====== Material shown

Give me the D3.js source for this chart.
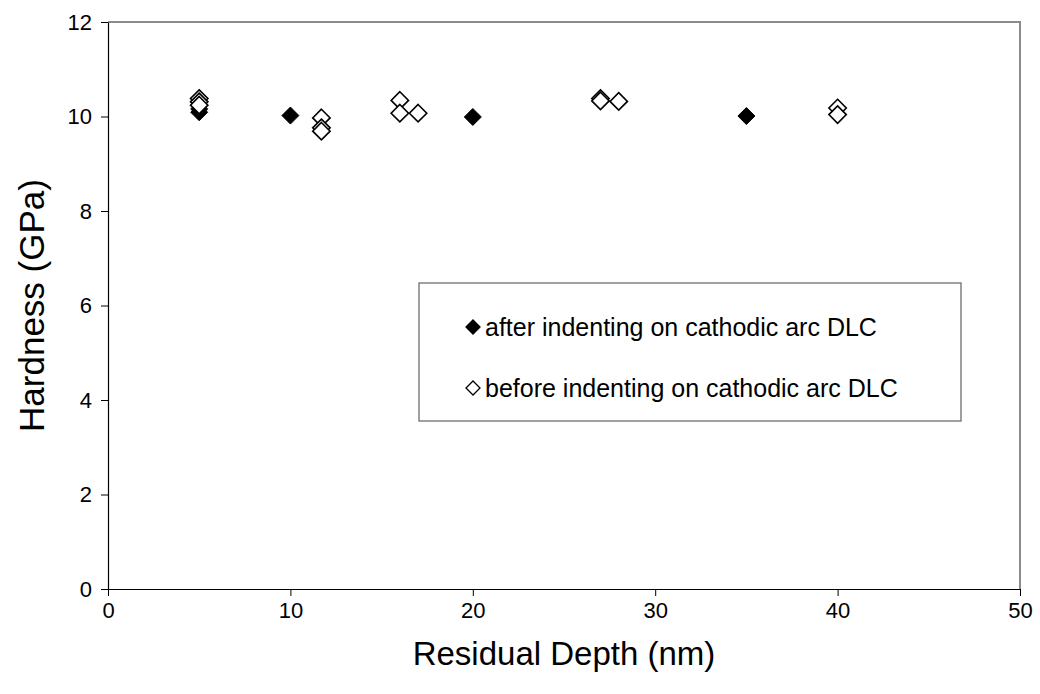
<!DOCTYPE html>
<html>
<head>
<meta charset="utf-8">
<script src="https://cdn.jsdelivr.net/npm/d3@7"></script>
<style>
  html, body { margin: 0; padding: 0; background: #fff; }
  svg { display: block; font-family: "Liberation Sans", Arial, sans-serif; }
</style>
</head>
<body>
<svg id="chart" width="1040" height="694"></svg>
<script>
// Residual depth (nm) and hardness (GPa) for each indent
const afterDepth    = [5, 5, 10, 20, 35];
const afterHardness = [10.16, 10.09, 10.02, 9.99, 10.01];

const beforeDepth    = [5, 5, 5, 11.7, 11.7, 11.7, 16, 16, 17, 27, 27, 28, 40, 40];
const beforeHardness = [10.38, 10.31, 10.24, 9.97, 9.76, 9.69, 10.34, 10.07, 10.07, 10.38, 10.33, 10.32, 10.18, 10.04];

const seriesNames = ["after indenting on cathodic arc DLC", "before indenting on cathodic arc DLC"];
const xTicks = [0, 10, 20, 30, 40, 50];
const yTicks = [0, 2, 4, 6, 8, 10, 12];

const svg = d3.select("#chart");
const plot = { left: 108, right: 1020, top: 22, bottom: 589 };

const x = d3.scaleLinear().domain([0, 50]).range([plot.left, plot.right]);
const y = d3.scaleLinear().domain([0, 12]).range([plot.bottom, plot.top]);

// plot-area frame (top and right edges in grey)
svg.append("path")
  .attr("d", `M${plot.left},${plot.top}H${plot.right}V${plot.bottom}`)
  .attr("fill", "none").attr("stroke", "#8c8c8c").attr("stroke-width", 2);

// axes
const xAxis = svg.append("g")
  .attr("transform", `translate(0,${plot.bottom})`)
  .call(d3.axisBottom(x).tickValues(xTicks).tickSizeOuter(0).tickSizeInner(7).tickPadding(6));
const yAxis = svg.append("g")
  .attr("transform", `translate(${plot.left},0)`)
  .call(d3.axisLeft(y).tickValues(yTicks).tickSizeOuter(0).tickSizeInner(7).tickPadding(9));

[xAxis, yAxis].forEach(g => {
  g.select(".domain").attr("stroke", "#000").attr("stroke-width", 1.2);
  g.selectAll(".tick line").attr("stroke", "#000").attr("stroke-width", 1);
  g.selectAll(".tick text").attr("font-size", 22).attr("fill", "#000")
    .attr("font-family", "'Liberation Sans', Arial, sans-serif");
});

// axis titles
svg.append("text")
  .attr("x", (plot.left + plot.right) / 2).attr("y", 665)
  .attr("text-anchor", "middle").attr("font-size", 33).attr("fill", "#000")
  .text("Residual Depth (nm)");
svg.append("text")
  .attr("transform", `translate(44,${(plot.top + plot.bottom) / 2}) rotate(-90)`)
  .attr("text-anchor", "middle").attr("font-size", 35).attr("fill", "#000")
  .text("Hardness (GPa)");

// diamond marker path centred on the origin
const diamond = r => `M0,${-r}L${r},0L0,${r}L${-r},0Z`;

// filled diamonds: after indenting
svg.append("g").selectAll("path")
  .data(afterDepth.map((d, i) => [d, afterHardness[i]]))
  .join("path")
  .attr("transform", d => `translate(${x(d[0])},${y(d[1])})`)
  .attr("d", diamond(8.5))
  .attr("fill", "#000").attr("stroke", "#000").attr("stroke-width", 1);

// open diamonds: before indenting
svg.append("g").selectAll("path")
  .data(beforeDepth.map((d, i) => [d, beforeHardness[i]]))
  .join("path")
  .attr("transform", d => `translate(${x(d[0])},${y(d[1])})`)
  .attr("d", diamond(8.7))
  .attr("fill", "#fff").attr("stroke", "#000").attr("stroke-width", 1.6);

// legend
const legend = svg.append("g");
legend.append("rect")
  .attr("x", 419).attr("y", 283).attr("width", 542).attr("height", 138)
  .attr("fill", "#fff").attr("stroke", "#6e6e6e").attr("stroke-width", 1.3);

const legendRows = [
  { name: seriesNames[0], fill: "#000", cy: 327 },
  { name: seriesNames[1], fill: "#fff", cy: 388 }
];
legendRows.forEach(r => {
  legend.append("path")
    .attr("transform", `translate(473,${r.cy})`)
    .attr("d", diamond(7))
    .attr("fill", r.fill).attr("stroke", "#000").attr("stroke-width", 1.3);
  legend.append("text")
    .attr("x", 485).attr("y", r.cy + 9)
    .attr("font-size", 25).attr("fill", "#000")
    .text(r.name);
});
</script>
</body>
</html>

============
====== Material shown

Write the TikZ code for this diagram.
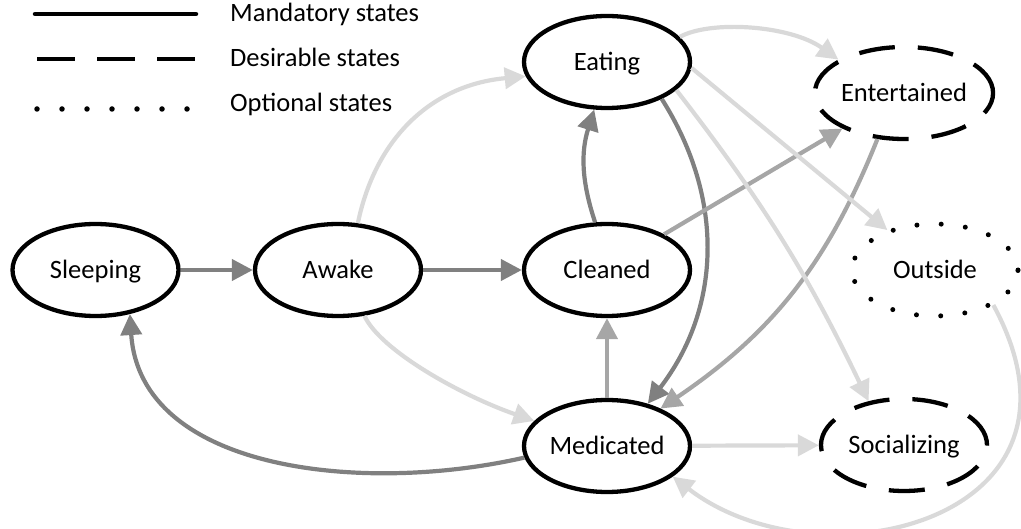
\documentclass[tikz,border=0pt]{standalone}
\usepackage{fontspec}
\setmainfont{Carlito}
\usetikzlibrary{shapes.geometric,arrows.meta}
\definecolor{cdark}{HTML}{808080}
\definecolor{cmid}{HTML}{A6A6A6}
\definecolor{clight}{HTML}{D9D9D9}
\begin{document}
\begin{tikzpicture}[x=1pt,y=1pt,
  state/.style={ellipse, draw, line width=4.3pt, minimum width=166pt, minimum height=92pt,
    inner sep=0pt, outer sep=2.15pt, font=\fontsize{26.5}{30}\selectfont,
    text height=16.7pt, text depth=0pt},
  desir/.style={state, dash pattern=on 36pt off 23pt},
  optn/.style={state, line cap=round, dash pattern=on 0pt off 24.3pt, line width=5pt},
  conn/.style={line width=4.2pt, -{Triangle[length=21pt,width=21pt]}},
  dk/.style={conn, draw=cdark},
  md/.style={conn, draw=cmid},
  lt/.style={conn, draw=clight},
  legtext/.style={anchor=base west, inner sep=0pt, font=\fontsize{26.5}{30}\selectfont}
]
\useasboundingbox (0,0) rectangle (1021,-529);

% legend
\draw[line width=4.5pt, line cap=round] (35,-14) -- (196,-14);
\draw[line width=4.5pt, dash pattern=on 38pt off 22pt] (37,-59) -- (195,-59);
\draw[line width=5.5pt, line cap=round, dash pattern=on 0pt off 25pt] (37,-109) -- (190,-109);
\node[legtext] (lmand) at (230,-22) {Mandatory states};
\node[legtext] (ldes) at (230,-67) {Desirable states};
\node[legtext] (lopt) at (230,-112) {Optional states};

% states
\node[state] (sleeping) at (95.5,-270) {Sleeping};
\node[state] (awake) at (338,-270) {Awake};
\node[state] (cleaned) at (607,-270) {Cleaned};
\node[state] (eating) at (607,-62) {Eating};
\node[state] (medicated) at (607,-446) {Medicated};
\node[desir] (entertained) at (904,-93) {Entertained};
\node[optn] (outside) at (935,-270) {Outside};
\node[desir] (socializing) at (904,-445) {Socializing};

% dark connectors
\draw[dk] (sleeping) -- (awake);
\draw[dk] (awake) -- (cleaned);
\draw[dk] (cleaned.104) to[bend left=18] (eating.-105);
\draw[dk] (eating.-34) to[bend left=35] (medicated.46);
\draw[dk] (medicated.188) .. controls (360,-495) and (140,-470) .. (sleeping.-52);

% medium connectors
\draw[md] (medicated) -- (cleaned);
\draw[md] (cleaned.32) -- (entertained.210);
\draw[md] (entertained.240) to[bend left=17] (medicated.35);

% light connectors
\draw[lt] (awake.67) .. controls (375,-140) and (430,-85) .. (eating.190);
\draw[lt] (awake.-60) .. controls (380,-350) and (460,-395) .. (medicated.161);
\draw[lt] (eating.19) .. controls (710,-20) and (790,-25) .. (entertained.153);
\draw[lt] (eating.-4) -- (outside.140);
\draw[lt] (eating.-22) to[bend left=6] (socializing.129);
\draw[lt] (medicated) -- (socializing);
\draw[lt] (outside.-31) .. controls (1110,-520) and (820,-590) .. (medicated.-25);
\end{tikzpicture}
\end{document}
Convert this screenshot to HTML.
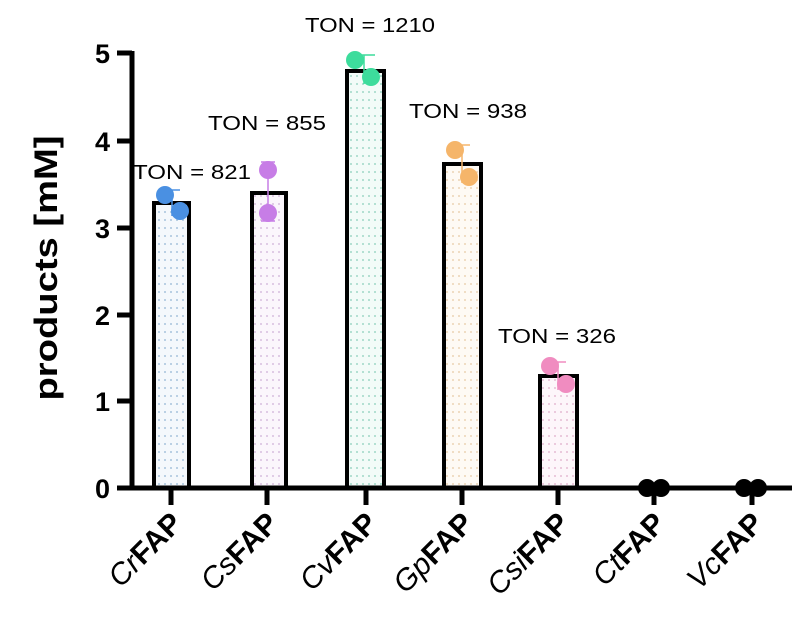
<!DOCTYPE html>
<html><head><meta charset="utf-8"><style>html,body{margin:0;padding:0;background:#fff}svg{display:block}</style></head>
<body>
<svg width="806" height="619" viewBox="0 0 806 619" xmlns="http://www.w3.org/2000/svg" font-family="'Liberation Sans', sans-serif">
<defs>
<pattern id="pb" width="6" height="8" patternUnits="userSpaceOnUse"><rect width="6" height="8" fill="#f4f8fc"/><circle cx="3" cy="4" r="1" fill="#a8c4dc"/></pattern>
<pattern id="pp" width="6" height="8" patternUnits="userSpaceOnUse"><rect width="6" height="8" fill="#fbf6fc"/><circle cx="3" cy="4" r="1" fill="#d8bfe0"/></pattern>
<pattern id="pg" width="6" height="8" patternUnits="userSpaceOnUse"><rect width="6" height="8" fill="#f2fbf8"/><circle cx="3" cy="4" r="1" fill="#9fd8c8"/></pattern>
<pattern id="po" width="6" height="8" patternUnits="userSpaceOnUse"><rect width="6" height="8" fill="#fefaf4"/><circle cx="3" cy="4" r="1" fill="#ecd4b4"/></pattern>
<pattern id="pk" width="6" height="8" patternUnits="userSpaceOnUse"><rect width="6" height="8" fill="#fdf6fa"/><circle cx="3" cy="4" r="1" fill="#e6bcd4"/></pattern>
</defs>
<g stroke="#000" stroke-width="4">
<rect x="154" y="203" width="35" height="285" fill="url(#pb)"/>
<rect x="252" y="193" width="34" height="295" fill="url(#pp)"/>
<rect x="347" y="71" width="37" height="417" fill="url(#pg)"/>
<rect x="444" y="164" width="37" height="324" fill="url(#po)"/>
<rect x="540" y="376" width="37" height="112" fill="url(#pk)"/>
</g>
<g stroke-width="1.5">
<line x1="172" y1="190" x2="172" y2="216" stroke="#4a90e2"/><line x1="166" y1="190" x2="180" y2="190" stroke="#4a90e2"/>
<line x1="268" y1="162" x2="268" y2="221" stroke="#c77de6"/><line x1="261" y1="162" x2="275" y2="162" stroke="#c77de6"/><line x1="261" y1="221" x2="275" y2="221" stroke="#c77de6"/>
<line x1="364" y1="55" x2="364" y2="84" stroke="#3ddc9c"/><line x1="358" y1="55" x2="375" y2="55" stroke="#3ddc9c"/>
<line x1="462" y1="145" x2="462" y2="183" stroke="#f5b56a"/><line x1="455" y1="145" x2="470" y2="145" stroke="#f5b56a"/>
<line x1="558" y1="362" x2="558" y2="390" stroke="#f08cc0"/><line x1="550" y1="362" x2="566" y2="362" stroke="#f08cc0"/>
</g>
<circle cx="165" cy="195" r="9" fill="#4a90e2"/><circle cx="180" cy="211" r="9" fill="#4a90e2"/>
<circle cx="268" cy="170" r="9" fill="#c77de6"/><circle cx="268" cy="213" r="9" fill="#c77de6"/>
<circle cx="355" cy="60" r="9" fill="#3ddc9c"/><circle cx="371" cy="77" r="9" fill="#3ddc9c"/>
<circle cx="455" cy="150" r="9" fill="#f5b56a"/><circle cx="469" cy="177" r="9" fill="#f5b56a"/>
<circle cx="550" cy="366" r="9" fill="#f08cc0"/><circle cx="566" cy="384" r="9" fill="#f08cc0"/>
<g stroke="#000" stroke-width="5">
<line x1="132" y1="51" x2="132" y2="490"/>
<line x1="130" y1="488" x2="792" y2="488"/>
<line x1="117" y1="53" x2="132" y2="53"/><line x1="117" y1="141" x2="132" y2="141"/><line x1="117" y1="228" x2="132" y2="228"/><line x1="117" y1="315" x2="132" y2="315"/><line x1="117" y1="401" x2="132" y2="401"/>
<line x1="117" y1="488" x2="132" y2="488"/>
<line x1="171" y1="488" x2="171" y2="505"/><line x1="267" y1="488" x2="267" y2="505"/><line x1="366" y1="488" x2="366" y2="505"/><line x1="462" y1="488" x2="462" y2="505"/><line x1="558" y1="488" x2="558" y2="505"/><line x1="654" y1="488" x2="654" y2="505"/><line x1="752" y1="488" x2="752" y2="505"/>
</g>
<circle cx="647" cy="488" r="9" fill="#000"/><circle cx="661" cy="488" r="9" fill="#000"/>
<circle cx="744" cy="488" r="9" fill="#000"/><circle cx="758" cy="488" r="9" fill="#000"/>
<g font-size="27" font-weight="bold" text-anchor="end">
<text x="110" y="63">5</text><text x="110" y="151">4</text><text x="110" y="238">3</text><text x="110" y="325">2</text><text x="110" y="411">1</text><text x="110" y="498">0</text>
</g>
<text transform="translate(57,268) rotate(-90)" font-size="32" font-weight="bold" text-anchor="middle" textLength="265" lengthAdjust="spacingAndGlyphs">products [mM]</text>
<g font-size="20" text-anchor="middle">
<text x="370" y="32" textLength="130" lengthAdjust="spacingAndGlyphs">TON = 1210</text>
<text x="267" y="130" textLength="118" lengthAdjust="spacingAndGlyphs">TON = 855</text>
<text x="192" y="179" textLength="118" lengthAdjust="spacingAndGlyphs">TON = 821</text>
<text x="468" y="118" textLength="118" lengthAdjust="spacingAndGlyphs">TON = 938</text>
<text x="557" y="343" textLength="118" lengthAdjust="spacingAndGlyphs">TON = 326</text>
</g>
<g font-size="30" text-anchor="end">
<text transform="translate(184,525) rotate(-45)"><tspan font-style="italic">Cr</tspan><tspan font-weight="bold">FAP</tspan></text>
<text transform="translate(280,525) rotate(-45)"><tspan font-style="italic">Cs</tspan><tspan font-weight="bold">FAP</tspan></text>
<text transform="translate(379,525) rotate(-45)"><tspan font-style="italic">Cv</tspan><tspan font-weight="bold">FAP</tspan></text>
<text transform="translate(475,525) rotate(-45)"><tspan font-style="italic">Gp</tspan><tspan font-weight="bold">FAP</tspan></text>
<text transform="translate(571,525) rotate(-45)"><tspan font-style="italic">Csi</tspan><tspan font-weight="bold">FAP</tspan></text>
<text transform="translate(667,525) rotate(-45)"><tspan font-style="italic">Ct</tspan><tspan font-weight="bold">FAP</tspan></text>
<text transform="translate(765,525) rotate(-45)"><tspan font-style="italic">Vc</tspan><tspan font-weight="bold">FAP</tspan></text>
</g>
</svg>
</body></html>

============

Task to carry out -
Set down exactly the lines above, from the line containing "Give me the D3.js source for this chart." through the line containing "const afterHardness = [10.16, 10.09, 10.02, 9.99, 10.01];". Skip the pictures.

Task answer -
Give me the D3.js source for this chart.
<!DOCTYPE html>
<html>
<head>
<meta charset="utf-8">
<script src="https://cdn.jsdelivr.net/npm/d3@7"></script>
<style>
  html, body { margin: 0; padding: 0; background: #fff; }
  svg { display: block; font-family: "Liberation Sans", Arial, sans-serif; }
</style>
</head>
<body>
<svg id="chart" width="1040" height="694"></svg>
<script>
// Residual depth (nm) and hardness (GPa) for each indent
const afterDepth    = [5, 5, 10, 20, 35];
const afterHardness = [10.16, 10.09, 10.02, 9.99, 10.01];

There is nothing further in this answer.